» **What is required**
Copy out the data exactly, leaving the pictures behind.

» **Provided data**
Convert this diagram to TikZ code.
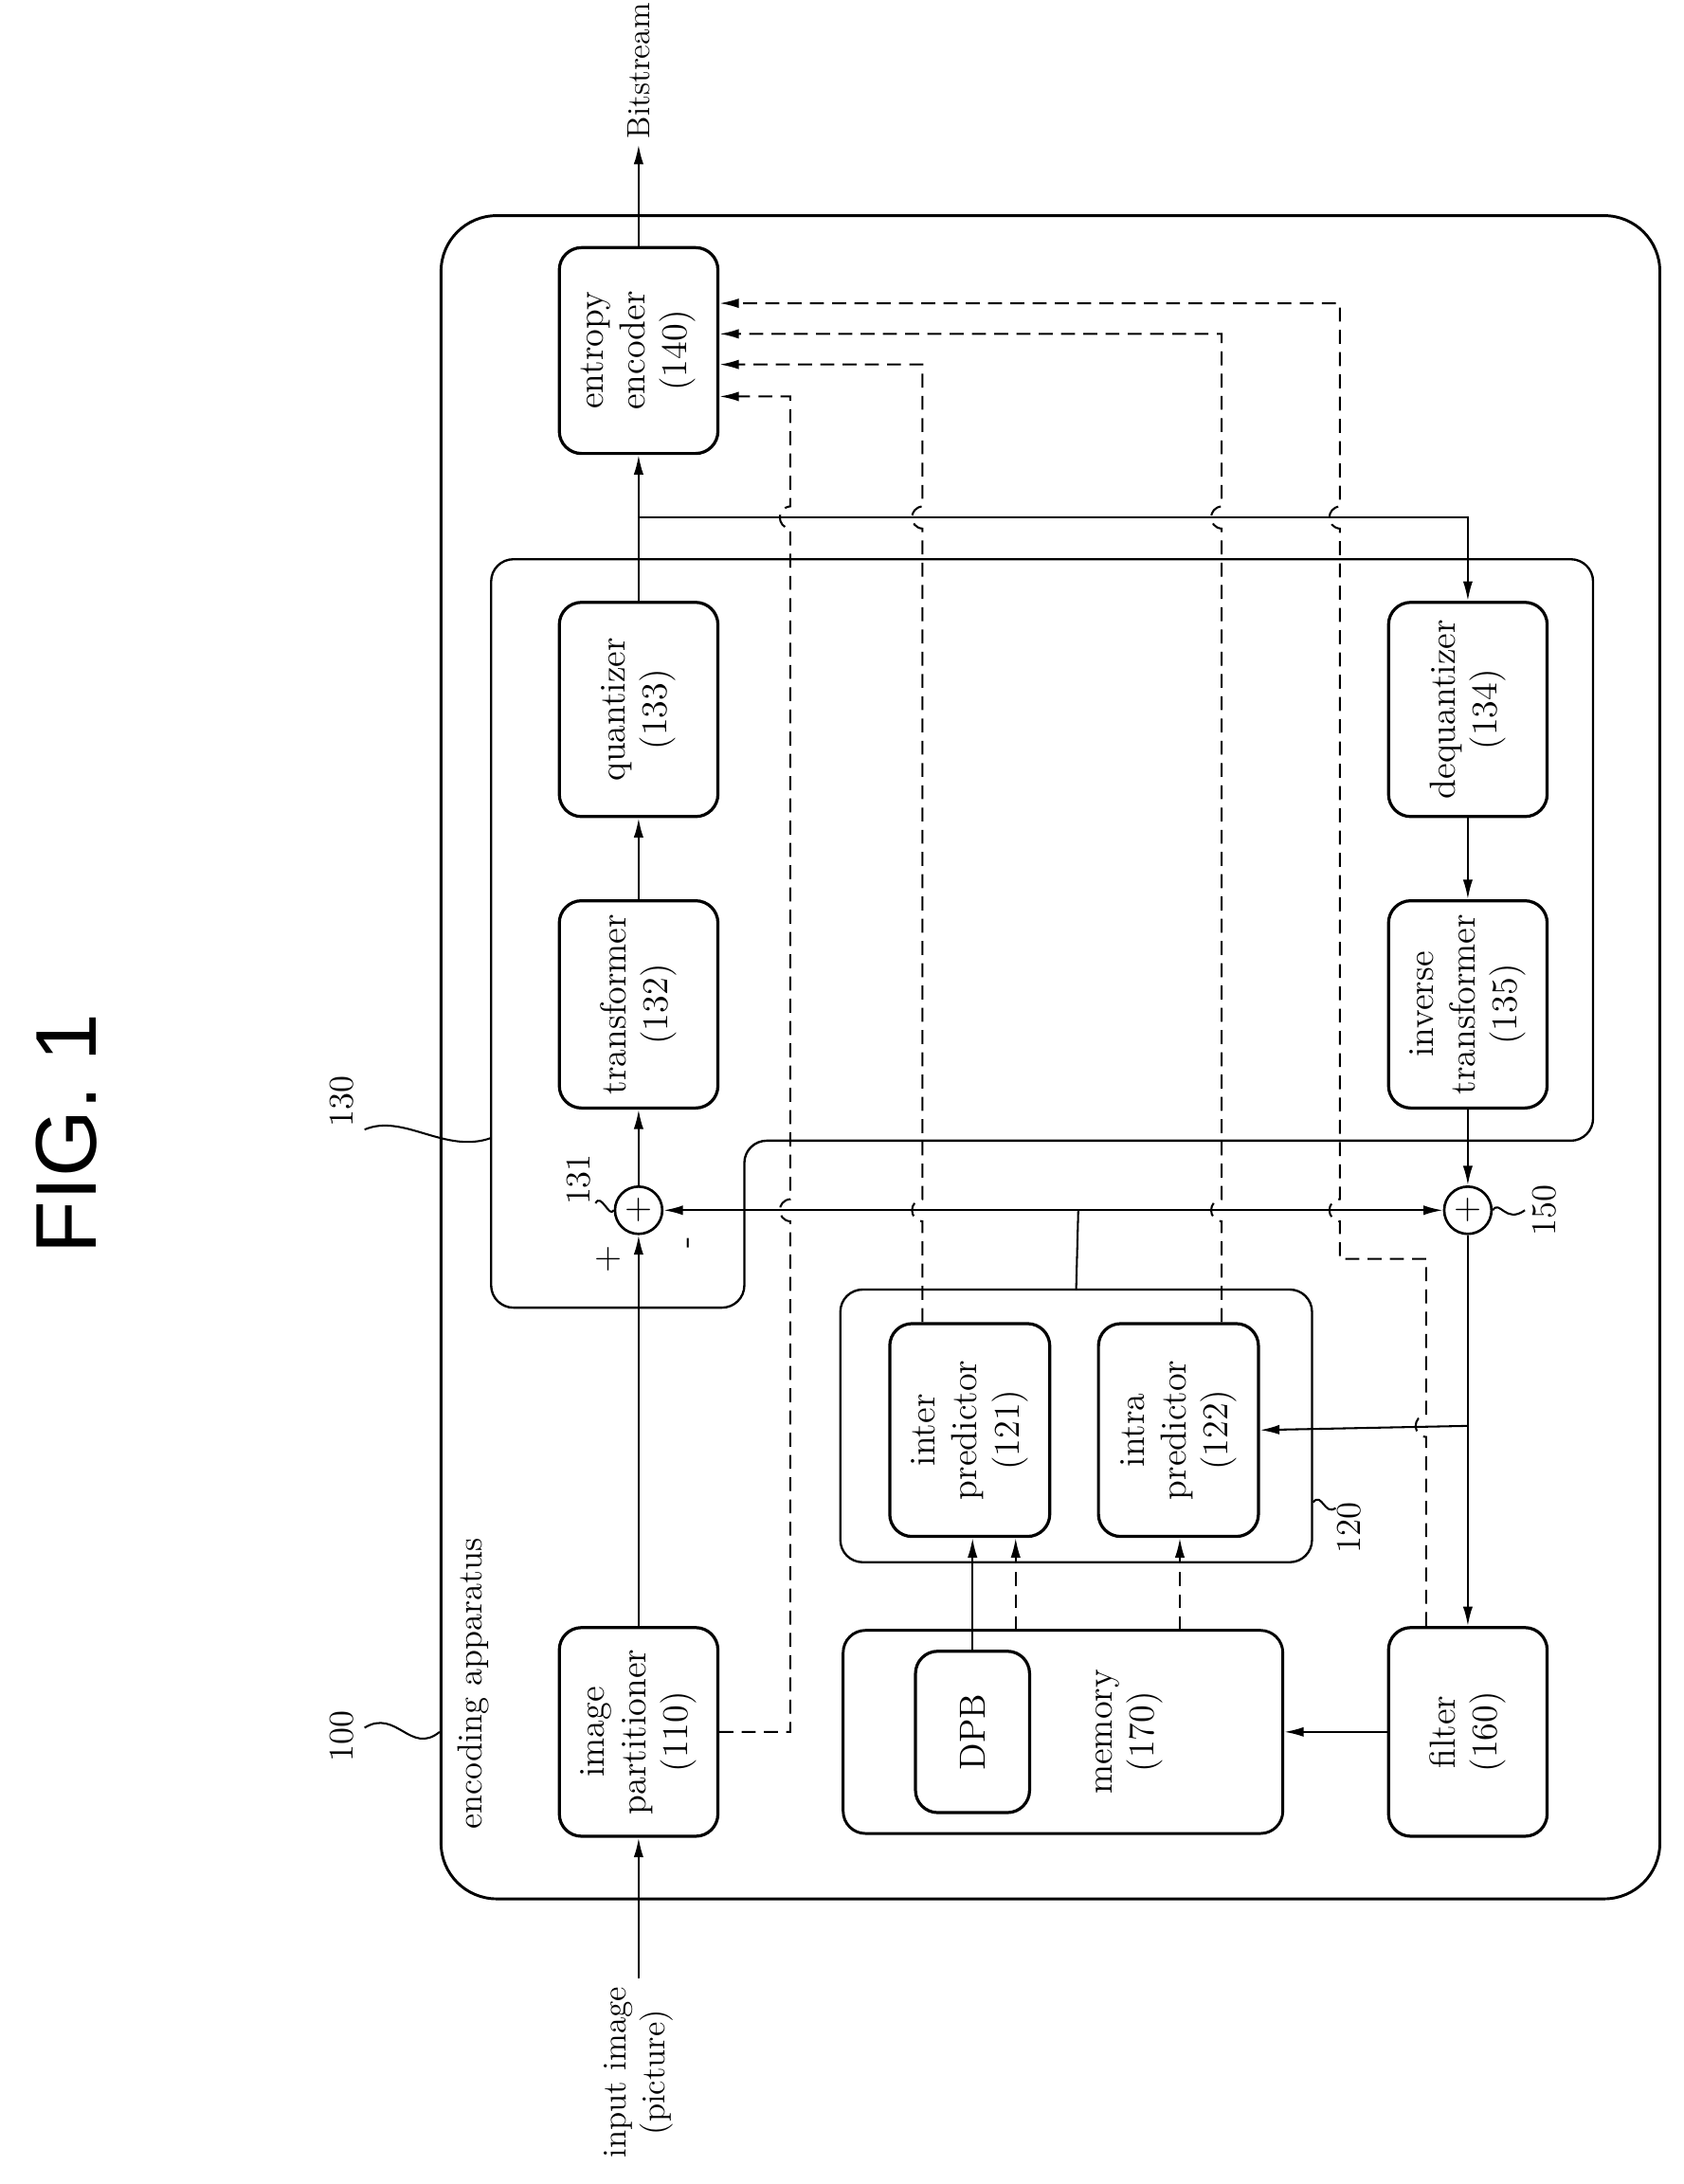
\documentclass[tikz,border=0pt]{standalone}
\usepackage{fontspec}
\setsansfont{Liberation Sans}
\usetikzlibrary{arrows.meta,calc}
\begin{document}
\begin{tikzpicture}[x=0.5pt,y=-0.5pt,
 box/.style={draw,line width=1.1pt,rounded corners=8pt,rotate=90,align=center,inner sep=1pt,font=\fontsize{13}{15}\selectfont},
 grp/.style={draw,line width=0.8pt,rounded corners=8pt},
 lbl/.style={rotate=90,font=\fontsize{12.5}{14.5}\selectfont},
 ar/.style={-{Latex[length=7pt,width=3.5pt]},line width=0.7pt},
 dar/.style={-{Latex[length=7pt,width=3.5pt]},line width=0.7pt,dash pattern=on 5pt off 3pt},
 ln/.style={line width=0.7pt},
 sum/.style={circle,draw,line width=0.9pt,minimum size=17pt,inner sep=0pt,font=\fontsize{13}{13}\selectfont}]
\useasboundingbox (0,0) rectangle (1210,1570);
% title
\node[rotate=90,font=\sffamily\fontsize{31}{31}\selectfont] (fig) at (48,815) {FIG. 1};
% outer boxes
\node[draw,line width=1pt,rounded corners=20pt,minimum width=438pt,minimum height=605pt] (enc) at (755,760) {};
\node[lbl,anchor=west] (enclbl) at (340,1322) {encoding apparatus};
\draw[line width=0.8pt,rounded corners=8pt] (353,402) -- (1145,402) -- (1145,820) -- (535,820) -- (535,940) -- (353,940) -- cycle;
\node[grp,minimum width=169.5pt,minimum height=98pt] (g120) at (773.5,1025) {};
\node[grp,line width=1pt,minimum width=158pt,minimum height=73pt] (mem) at (764,1245) {};
% boxes
\node[box,minimum width=74pt,minimum height=57pt] (ent) at (459,252) {entropy\\encoder\\(140)};
\node[box,minimum width=77pt,minimum height=57pt] (q) at (459,510) {quantizer\\(133)};
\node[box,minimum width=74.5pt,minimum height=57pt] (t) at (459,722) {transformer\\(132)};
\node[box,minimum width=75pt,minimum height=57pt] (p) at (459,1245) {image\\partitioner\\(110)};
\node[box,minimum width=77pt,minimum height=57pt] (dq) at (1055,510) {dequantizer\\(134)};
\node[box,minimum width=74.5pt,minimum height=57pt] (it) at (1055,722) {inverse\\transformer\\(135)};
\node[box,minimum width=75pt,minimum height=57pt] (f) at (1055,1245) {filter\\(160)};
\node[box,minimum width=58pt,minimum height=41pt] (dpb) at (699,1245) {DPB};
\node[rotate=90,align=center,font=\fontsize{13}{15}\selectfont] (memt) at (812,1245) {memory\\(170)};
\node[box,minimum width=76.5pt,minimum height=57.5pt] (inter) at (697,1028) {inter\\predictor\\(121)};
\node[box,minimum width=76.5pt,minimum height=57.5pt] (intra) at (847,1028) {intra\\predictor\\(122)};
\node[sum] (s1) at (459,870) {+};
\node[sum] (s2) at (1055,870) {+};
% labels
\node[lbl] (l100) at (246,1248) {100};
\draw[ln] (262,1242) .. controls (285,1228) and (295,1262) .. (enc.west |- {(0,1245)});
\node[lbl] (l130) at (246,792) {130};
\draw[ln] (262,812) .. controls (290,800) and (320,830) .. (353,818);
\node[lbl] (l131) at (416,848) {131};
\draw[ln] (428,865) .. controls (432,857) and (438,876) .. (s1.west);
\node[lbl] (l150) at (1110,870) {150};
\draw[ln] (s2.east) .. controls (1078,862) and (1082,880) .. (1096,870);
\node[lbl] (l120) at (970,1098) {120};
\draw[ln] (g120.east |- {(0,1080)}) .. controls (950,1072) and (952,1090) .. (960,1084);
\node[font=\fontsize{13}{13}\selectfont] (plus) at (437,905) {+};
\node[rotate=90,font=\fontsize{13}{13}\selectfont] (minus) at (497,893) {-};
% inputs/outputs
\coordinate (in) at (459,1422);
\node[lbl,align=center,anchor=east,inner sep=1pt,font=\fontsize{12}{14}\selectfont] (inlbl) at (459,1426) {input image\\(picture)};
\draw[ar] (in) -- (p.west);
\coordinate (bs) at (459,104);
\node[rotate=90,anchor=west,inner sep=0pt,font=\fontsize{11.5}{14}\selectfont] (bslbl) at (459,100) {Bitstream};
\draw[ar] (ent.east) -- (bs);
% main forward path
\draw[ar] (p.east) -- (s1.south);
\draw[ar] (s1.north) -- (t.west);
\draw[ar] (t.east) -- (q.west);
\draw[ar] (q.east) -- (ent.west);
\coordinate (br) at (459,372);
\coordinate (brr) at (1055,372);
\draw[ar] (br) -- (brr) -- (dq.east);
\draw[ar] (dq.west) -- (it.east);
\draw[ar] (it.west) -- (s2.north);
\draw[ar] (s2.south) -- (f.east);
\coordinate (pj) at (1055,1025);
\draw[ar] (pj) -- (intra.south);
\draw[ar] (f.north) -- (mem.east);
% prediction line
\draw[{Latex[length=7pt,width=3.5pt]}-{Latex[length=7pt,width=3.5pt]},line width=0.7pt] (s1.east) -- (s2.west);
\coordinate (pc) at (775,870);
\draw[ln] (pc) -- (g120.north);
% memory to predictors
\draw[ar] (dpb.east) -- (dpb.east |- inter.west);
\draw[dar] (730,1172) -- (inter.west -| {(730,0)});
\draw[dar] (848,1172) -- (intra.west -| {(848,0)});
% dashed to entropy encoder with jumps
\newcommand{\jmp}[2]{-- (#1,#2+8) .. controls (#1-10,#2+7) and (#1-10,#2-7) .. (#1,#2-8)}
\draw[dar] (p.south) -- (568,1245) \jmp{568}{870} \jmp{568}{372} -- (568,285) -- (ent.south |- {(0,285)});
\draw[dar] (inter.east -| {(663,0)}) \jmp{663}{870} \jmp{663}{372} -- (663,262) -- (ent.south |- {(0,262)});
\draw[dar] (intra.east -| {(878,0)}) \jmp{878}{870} \jmp{878}{372} -- (878,240) -- (ent.south |- {(0,240)});
\draw[dar] (f.east -| {(1025,0)}) \jmp{1025}{1025} -- (1025,905) -- (963,905) \jmp{963}{870} \jmp{963}{372} -- (963,218) -- (ent.south |- {(0,218)});
\end{tikzpicture}
\end{document}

» **Result for this task**
Convert this diagram to TikZ code.
\documentclass[tikz,border=0pt]{standalone}
\usepackage{fontspec}
\setsansfont{Liberation Sans}
\usetikzlibrary{arrows.meta,calc}
\begin{document}
\begin{tikzpicture}[x=0.5pt,y=-0.5pt,
 box/.style={draw,line width=1.1pt,rounded corners=8pt,rotate=90,align=center,inner sep=1pt,font=\fontsize{13}{15}\selectfont},
 grp/.style={draw,line width=0.8pt,rounded corners=8pt},
 lbl/.style={rotate=90,font=\fontsize{12.5}{14.5}\selectfont},
 ar/.style={-{Latex[length=7pt,width=3.5pt]},line width=0.7pt},
 dar/.style={-{Latex[length=7pt,width=3.5pt]},line width=0.7pt,dash pattern=on 5pt off 3pt},
 ln/.style={line width=0.7pt},
 sum/.style={circle,draw,line width=0.9pt,minimum size=17pt,inner sep=0pt,font=\fontsize{13}{13}\selectfont}]
\useasboundingbox (0,0) rectangle (1210,1570);
% title
\node[rotate=90,font=\sffamily\fontsize{31}{31}\selectfont] (fig) at (48,815) {FIG. 1};
% outer boxes
\node[draw,line width=1pt,rounded corners=20pt,minimum width=438pt,minimum height=605pt] (enc) at (755,760) {};
\node[lbl,anchor=west] (enclbl) at (340,1322) {encoding apparatus};
\draw[line width=0.8pt,rounded corners=8pt] (353,402) -- (1145,402) -- (1145,820) -- (535,820) -- (535,940) -- (353,940) -- cycle;
\node[grp,minimum width=169.5pt,minimum height=98pt] (g120) at (773.5,1025) {};
\node[grp,line width=1pt,minimum width=158pt,minimum height=73pt] (mem) at (764,1245) {};
% boxes
\node[box,minimum width=74pt,minimum height=57pt] (ent) at (459,252) {entropy\\encoder\\(140)};
\node[box,minimum width=77pt,minimum height=57pt] (q) at (459,510) {quantizer\\(133)};
\node[box,minimum width=74.5pt,minimum height=57pt] (t) at (459,722) {transformer\\(132)};
\node[box,minimum width=75pt,minimum height=57pt] (p) at (459,1245) {image\\partitioner\\(110)};
\node[box,minimum width=77pt,minimum height=57pt] (dq) at (1055,510) {dequantizer\\(134)};
\node[box,minimum width=74.5pt,minimum height=57pt] (it) at (1055,722) {inverse\\transformer\\(135)};
\node[box,minimum width=75pt,minimum height=57pt] (f) at (1055,1245) {filter\\(160)};
\node[box,minimum width=58pt,minimum height=41pt] (dpb) at (699,1245) {DPB};
\node[rotate=90,align=center,font=\fontsize{13}{15}\selectfont] (memt) at (812,1245) {memory\\(170)};
\node[box,minimum width=76.5pt,minimum height=57.5pt] (inter) at (697,1028) {inter\\predictor\\(121)};
\node[box,minimum width=76.5pt,minimum height=57.5pt] (intra) at (847,1028) {intra\\predictor\\(122)};
\node[sum] (s1) at (459,870) {+};
\node[sum] (s2) at (1055,870) {+};
% labels
\node[lbl] (l100) at (246,1248) {100};
\draw[ln] (262,1242) .. controls (285,1228) and (295,1262) .. (enc.west |- {(0,1245)});
\node[lbl] (l130) at (246,792) {130};
\draw[ln] (262,812) .. controls (290,800) and (320,830) .. (353,818);
\node[lbl] (l131) at (416,848) {131};
\draw[ln] (428,865) .. controls (432,857) and (438,876) .. (s1.west);
\node[lbl] (l150) at (1110,870) {150};
\draw[ln] (s2.east) .. controls (1078,862) and (1082,880) .. (1096,870);
\node[lbl] (l120) at (970,1098) {120};
\draw[ln] (g120.east |- {(0,1080)}) .. controls (950,1072) and (952,1090) .. (960,1084);
\node[font=\fontsize{13}{13}\selectfont] (plus) at (437,905) {+};
\node[rotate=90,font=\fontsize{13}{13}\selectfont] (minus) at (497,893) {-};
% inputs/outputs
\coordinate (in) at (459,1422);
\node[lbl,align=center,anchor=east,inner sep=1pt,font=\fontsize{12}{14}\selectfont] (inlbl) at (459,1426) {input image\\(picture)};
\draw[ar] (in) -- (p.west);
\coordinate (bs) at (459,104);
\node[rotate=90,anchor=west,inner sep=0pt,font=\fontsize{11.5}{14}\selectfont] (bslbl) at (459,100) {Bitstream};
\draw[ar] (ent.east) -- (bs);
% main forward path
\draw[ar] (p.east) -- (s1.south);
\draw[ar] (s1.north) -- (t.west);
\draw[ar] (t.east) -- (q.west);
\draw[ar] (q.east) -- (ent.west);
\coordinate (br) at (459,372);
\coordinate (brr) at (1055,372);
\draw[ar] (br) -- (brr) -- (dq.east);
\draw[ar] (dq.west) -- (it.east);
\draw[ar] (it.west) -- (s2.north);
\draw[ar] (s2.south) -- (f.east);
\coordinate (pj) at (1055,1025);
\draw[ar] (pj) -- (intra.south);
\draw[ar] (f.north) -- (mem.east);
% prediction line
\draw[{Latex[length=7pt,width=3.5pt]}-{Latex[length=7pt,width=3.5pt]},line width=0.7pt] (s1.east) -- (s2.west);
\coordinate (pc) at (775,870);
\draw[ln] (pc) -- (g120.north);
% memory to predictors
\draw[ar] (dpb.east) -- (dpb.east |- inter.west);
\draw[dar] (730,1172) -- (inter.west -| {(730,0)});
\draw[dar] (848,1172) -- (intra.west -| {(848,0)});
% dashed to entropy encoder with jumps
\newcommand{\jmp}[2]{-- (#1,#2+8) .. controls (#1-10,#2+7) and (#1-10,#2-7) .. (#1,#2-8)}
\draw[dar] (p.south) -- (568,1245) \jmp{568}{870} \jmp{568}{372} -- (568,285) -- (ent.south |- {(0,285)});
\draw[dar] (inter.east -| {(663,0)}) \jmp{663}{870} \jmp{663}{372} -- (663,262) -- (ent.south |- {(0,262)});
\draw[dar] (intra.east -| {(878,0)}) \jmp{878}{870} \jmp{878}{372} -- (878,240) -- (ent.south |- {(0,240)});
\draw[dar] (f.east -| {(1025,0)}) \jmp{1025}{1025} -- (1025,905) -- (963,905) \jmp{963}{870} \jmp{963}{372} -- (963,218) -- (ent.south |- {(0,218)});
\end{tikzpicture}
\end{document}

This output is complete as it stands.